▶ [Set exercise]:
Leave out all pictures. Return exactly the lines from the top of the material through the line containing "(title) at (21,77)".
+ + + + +
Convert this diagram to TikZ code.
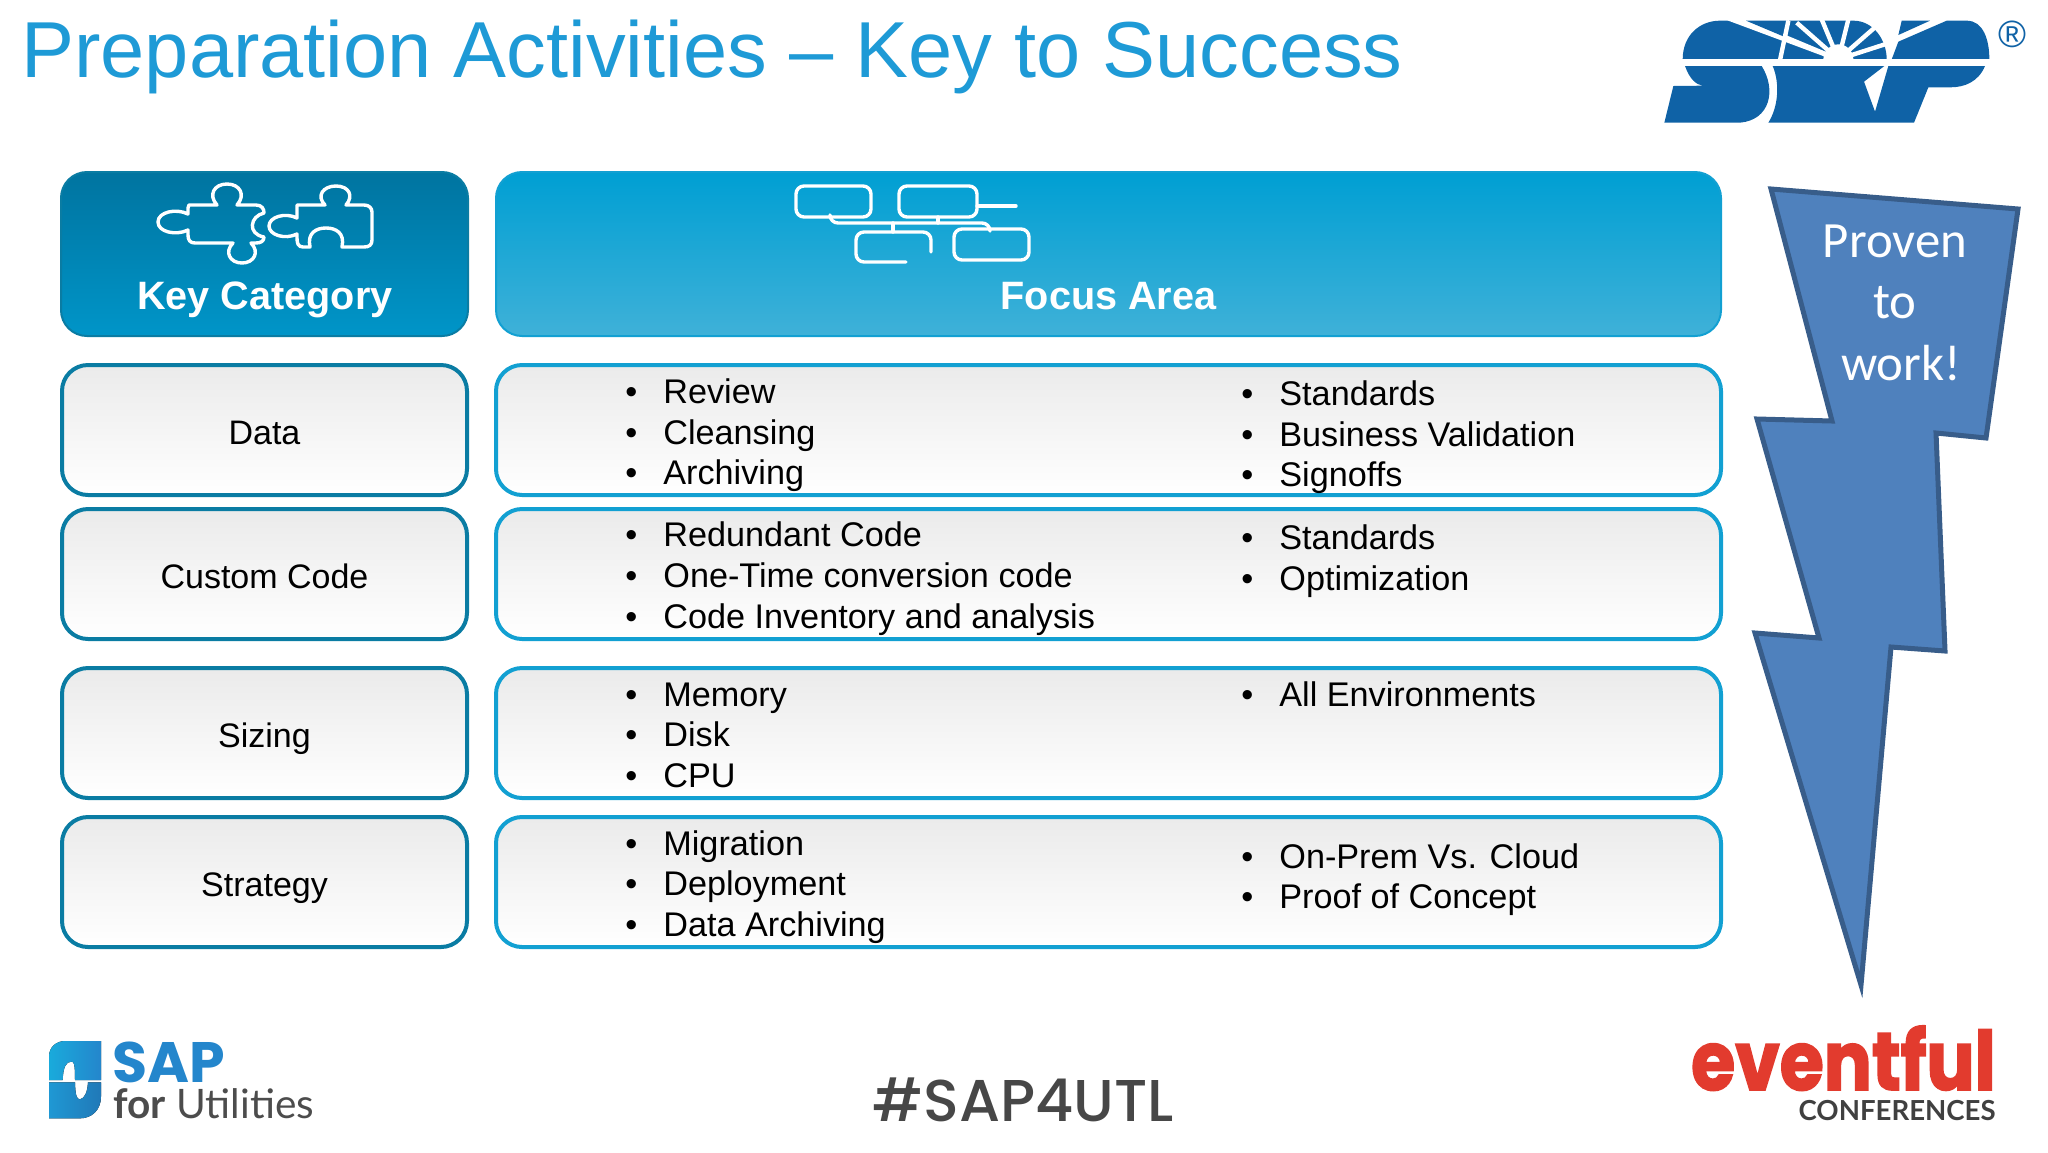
\documentclass[tikz,border=0pt]{standalone}
\usepackage{fontspec}
\setmainfont{Liberation Sans}
\newfontfamily\boltfont{Carlito}
\newfontfamily\logofont{Lato}
\newfontfamily\sapfont{Poppins}
\newfontfamily\tagfont{Poppins Medium}
\newfontfamily\eventfont[FakeStretch=0.87,FakeBold=2]{Poppins}
\definecolor{titleblue}{HTML}{1E9AD6}
\definecolor{keyedge}{HTML}{0A7CA3}
\definecolor{focusedge}{HTML}{12A0D2}
\definecolor{keytop}{HTML}{0074A0}
\definecolor{keybottom}{HTML}{0095C8}
\definecolor{focustop}{HTML}{009FD3}
\definecolor{focusbottom}{HTML}{3FB1D8}
\definecolor{srpblue}{HTML}{0F62A6}
\definecolor{boltfill}{HTML}{4F81BD}
\definecolor{boltedge}{HTML}{385D8A}
\definecolor{sapblue}{HTML}{2486CC}
\definecolor{eventred}{HTML}{E23B2E}
\tikzset{
    keyhead/.style={rounded corners=13pt, draw=keyedge, line width=1pt, top color=keytop, bottom color=keybottom, minimum width=203.5pt, minimum height=82pt},
    focushead/.style={rounded corners=13pt, draw=focusedge, line width=1pt, top color=focustop, bottom color=focusbottom, minimum width=612.5pt, minimum height=82pt},
    keybox/.style={rounded corners=13pt, draw=keyedge, line width=2pt, top color=black!8, bottom color=white, minimum width=202.5pt, minimum height=65pt, text height=17.5pt, text depth=3pt, font=\fontsize{17}{20}\selectfont},
    focusbox/.style={rounded corners=13pt, draw=focusedge, line width=2pt, top color=black!8, bottom color=white, minimum width=612.5pt, minimum height=65pt},
    headtext/.style={anchor=base, inner sep=0pt, text=white, font=\bfseries\fontsize{19.8}{23}\selectfont},
    itemtext/.style={anchor=base west, inner sep=0pt, yshift=-5.8pt, font=\fontsize{17.1}{20}\selectfont},
    icon/.style={draw=white, line width=1.7pt, line cap=round, line join=round},
    bolttext/.style={text=white, font=\boltfont\fontsize{25.4}{29}\selectfont},
}
\begin{document}
\begin{tikzpicture}[x=0.5pt,y=-0.5pt]
    \useasboundingbox (0,0) rectangle (2048,1152);

    % Title
    \node[anchor=base west, inner sep=0pt, text=titleblue, font=\fontsize{39.7}{46}\selectfont] (title) at (21,77) {Preparation Activities – Key to Success};

    % Header boxes
    \node[keyhead] (keyhead) at (264.5,254) {};
    \node[focushead] (focushead) at (1108.5,254) {};
    \node[headtext] (keylabel) at (265,309) {Key Category};
    \node[headtext] (focuslabel) at (1108.5,309) {Focus Area};

    % Puzzle pieces
    \draw[icon] (189,205) -- (217,205) .. controls (208,195) and (214,184) .. (227,184) .. controls (240,184) and (246,195) .. (237,205) -- (256,205) .. controls (262,205) and (264,209) .. (264,213) .. controls (250,216) and (247,234) .. (264,237) .. controls (264,241) and (261,243) .. (256,243) -- (251,243) .. controls (260,252) and (254,263) .. (242,263) .. controls (230,263) and (224,252) .. (233,243) -- (195,243) .. controls (190,243) and (188,240) .. (188,235) -- (188,230) .. controls (176,236) and (158,232) .. (158,222) .. controls (158,212) and (176,208) .. (188,214) -- (188,208) -- cycle;
    \draw[icon] (297,205) -- (325,205) .. controls (316,196) and (323,186) .. (336,186) .. controls (349,186) and (354,196) .. (346,205) -- (364,205) .. controls (369,205) and (372,208) .. (372,212) -- (372,240) .. controls (372,245) and (369,247) .. (364,247) -- (342,247) .. controls (345,233) and (336,228) .. (326,228) .. controls (316,228) and (307,233) .. (310,247) -- (303,247) .. controls (298,247) and (297,243) .. (297,238) -- (297,234) .. controls (285,240) and (269,235) .. (269,226) .. controls (269,217) and (285,212) .. (297,218) -- cycle;

    % Hierarchy boxes
    \draw[icon, rounded corners=4pt] (796,186) rectangle (871,217);
    \draw[icon, rounded corners=4pt] (899,186) rectangle (977,217);
    \draw[icon, rounded corners=4pt] (954,229) rectangle (1029,260);
    \draw[icon, rounded corners=4pt] (906,262) -- (856,262) -- (856,232) -- (931,232) -- (931,252);
    \draw[icon] (977,206) -- (1016,206);
    \draw[icon, rounded corners=4pt] (830,217) -- (830,223) -- (990,223) -- (990,229);
    \draw[icon] (893,223) -- (893,232);
    \draw[icon] (938,217) -- (938,223);

    % Key category boxes
    \node[keybox] (data) at (264.5,430) {Data};
    \node[keybox] (code) at (264.5,574) {Custom Code};
    \node[keybox] (sizing) at (264.5,733) {Sizing};
    \node[keybox] (strategy) at (264.5,882) {Strategy};

    % Focus area boxes
    \node[focusbox] (datafocus) at (1108.5,430) {};
    \node[focusbox] (codefocus) at (1108.5,574) {};
    \node[focusbox] (sizingfocus) at (1108.5,733) {};
    \node[focusbox] (strategyfocus) at (1108.5,882) {};

    % Left column of the lists
    \foreach \y/\txt in {392/Review, 433/Cleansing, 473/Archiving,
        535/Redundant Code, 576/One-Time conversion code, 617/Code Inventory and analysis,
        695/Memory, 735/Disk, 776/CPU,
        844/Migration, 884/Deployment, 925/Data Archiving} {
        \node[itemtext] at (625,\y) {•};
        \node[itemtext] at (663,\y) {\txt};
    }

    % Right column of the lists
    \foreach \y/\txt in {394/Standards, 435/Business Validation, 475/Signoffs,
        538/Standards, 579/Optimization,
        695/All Environments,
        857/On-Prem Vs. Cloud, 897/Proof of Concept} {
        \node[itemtext] at (1241,\y) {•};
        \node[itemtext] at (1279,\y) {\txt};
    }

    % Lightning bolt
    \draw[fill=boltfill, draw=boltedge, line width=2.5pt, line join=miter]
        (1771,189) -- (2018,209) -- (1986,438) -- (1936,433) -- (1945,651) -- (1891,647)
        -- (1861,985) -- (1755,633) -- (1819,638) -- (1757,419) -- (1832,421) -- cycle;
    \node[bolttext] (proven) at (1895,241) {Proven};
    \node[bolttext] (to) at (1895,303) {to};
    \node[bolttext] (work) at (1901,363) {work!};

    % SRP logo
    \begin{scope}[shift={(1640,0)},x=0.16667pt,y=-0.16667pt]
        \fill[srpblue] (128,178) .. controls (128,105) and (180,62) .. (240,62) -- (640,62) .. controls (700,62) and (740,120) .. (740,178) -- cycle;
        \fill[srpblue] (785,62) -- (870,62) -- (775,105) -- cycle;
        \fill[srpblue] (775,125) -- (920,62) -- (980,62) .. controls (1030,62) and (1048,120) .. (1048,178) -- (755,178) -- cycle;
        \foreach \a/\b in {265/55, 300/55, 470/68, 545/58, 625/58, 705/82, 750/128} {
            \draw[white, line width=2.2pt] (\a,\b) -- (595,178);
        }
        \fill[white] (285,40) -- (450,40) -- (440,120) -- cycle;
        \fill[srpblue] (318,62) -- (442,62) -- (432,110) -- cycle;
        \draw[white, line width=2.2pt] (445,62) -- (420,180);
        \fill[white] (595,178) circle (45);
        \fill[white] (100,178) rectangle (1060,198);
        \fill[srpblue] (135,198) .. controls (150,240) and (170,255) .. (190,257) -- (100,258) -- (73,368) -- (300,368) .. controls (390,360) and (410,270) .. (365,198) -- cycle;
        \fill[srpblue] (398,198) -- (733,198) -- (672,245) -- (705,335) -- (745,198) -- (1035,198) .. controls (1015,245) and (975,262) .. (930,262) -- (865,262) -- (822,368) -- (385,368) .. controls (415,320) and (420,250) .. (398,198) -- cycle;
    \end{scope}
    \node[text=srpblue, inner sep=0pt, font=\fontsize{19}{22}\selectfont] (reg) at (2012,34) {®};

    % SAP logo
    \begin{scope}[shift={(30,1020)},x=0.16667pt,y=-0.16667pt]
        \fill[left color=sapblue!70!cyan, right color=sapblue] (57,180) -- (57,110) .. controls (57,80) and (80,63) .. (105,63) -- (213,63) -- (213,180) -- (135,180) .. controls (135,130) and (132,125) .. (124,125) .. controls (108,125) and (100,140) .. (98,180) -- cycle;
        \fill[left color=sapblue!85!cyan, right color=sapblue!90!black] (57,187) -- (135,187) .. controls (136,225) and (140,238) .. (150,238) .. controls (165,235) and (172,215) .. (174,187) -- (213,187) -- (213,230) .. controls (213,270) and (185,295) .. (150,295) -- (57,295) -- cycle;
    \end{scope}
    \node[anchor=base west, inner sep=0pt, text=sapblue, font=\sapfont\bfseries\fontsize{28.5}{30}\selectfont] (sap) at (112,1082) {SAP};
    \node[anchor=base west, inner sep=0pt, text=black!70, font=\logofont\fontsize{20.3}{24}\selectfont] (forutil) at (113,1118) {\textbf{for} Utilities};

    % Hashtag
    \node[text=black!72, font=\tagfont\fontsize{29.5}{34}\selectfont] (hashtag) at (1023,1100) {\#SAP4UTL};

    % Eventful logo
    \node[anchor=base east, inner sep=0pt, text=eventred, font=\eventfont\bfseries\fontsize{41}{46}\selectfont] (eventful) at (1996,1090) {eventful};
    \node[anchor=base east, inner sep=0pt, text=black!75, font=\logofont\bfseries\fontsize{13.8}{14}\selectfont] (conf) at (1996,1120) {CONFERENCES};
\end{tikzpicture}
\end{document}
+ + + + +
▶ [The output]:
Convert this diagram to TikZ code.
\documentclass[tikz,border=0pt]{standalone}
\usepackage{fontspec}
\setmainfont{Liberation Sans}
\newfontfamily\boltfont{Carlito}
\newfontfamily\logofont{Lato}
\newfontfamily\sapfont{Poppins}
\newfontfamily\tagfont{Poppins Medium}
\newfontfamily\eventfont[FakeStretch=0.87,FakeBold=2]{Poppins}
\definecolor{titleblue}{HTML}{1E9AD6}
\definecolor{keyedge}{HTML}{0A7CA3}
\definecolor{focusedge}{HTML}{12A0D2}
\definecolor{keytop}{HTML}{0074A0}
\definecolor{keybottom}{HTML}{0095C8}
\definecolor{focustop}{HTML}{009FD3}
\definecolor{focusbottom}{HTML}{3FB1D8}
\definecolor{srpblue}{HTML}{0F62A6}
\definecolor{boltfill}{HTML}{4F81BD}
\definecolor{boltedge}{HTML}{385D8A}
\definecolor{sapblue}{HTML}{2486CC}
\definecolor{eventred}{HTML}{E23B2E}
\tikzset{
    keyhead/.style={rounded corners=13pt, draw=keyedge, line width=1pt, top color=keytop, bottom color=keybottom, minimum width=203.5pt, minimum height=82pt},
    focushead/.style={rounded corners=13pt, draw=focusedge, line width=1pt, top color=focustop, bottom color=focusbottom, minimum width=612.5pt, minimum height=82pt},
    keybox/.style={rounded corners=13pt, draw=keyedge, line width=2pt, top color=black!8, bottom color=white, minimum width=202.5pt, minimum height=65pt, text height=17.5pt, text depth=3pt, font=\fontsize{17}{20}\selectfont},
    focusbox/.style={rounded corners=13pt, draw=focusedge, line width=2pt, top color=black!8, bottom color=white, minimum width=612.5pt, minimum height=65pt},
    headtext/.style={anchor=base, inner sep=0pt, text=white, font=\bfseries\fontsize{19.8}{23}\selectfont},
    itemtext/.style={anchor=base west, inner sep=0pt, yshift=-5.8pt, font=\fontsize{17.1}{20}\selectfont},
    icon/.style={draw=white, line width=1.7pt, line cap=round, line join=round},
    bolttext/.style={text=white, font=\boltfont\fontsize{25.4}{29}\selectfont},
}
\begin{document}
\begin{tikzpicture}[x=0.5pt,y=-0.5pt]
    \useasboundingbox (0,0) rectangle (2048,1152);

    % Title
    \node[anchor=base west, inner sep=0pt, text=titleblue, font=\fontsize{39.7}{46}\selectfont] (title) at (21,77) {Preparation Activities – Key to Success};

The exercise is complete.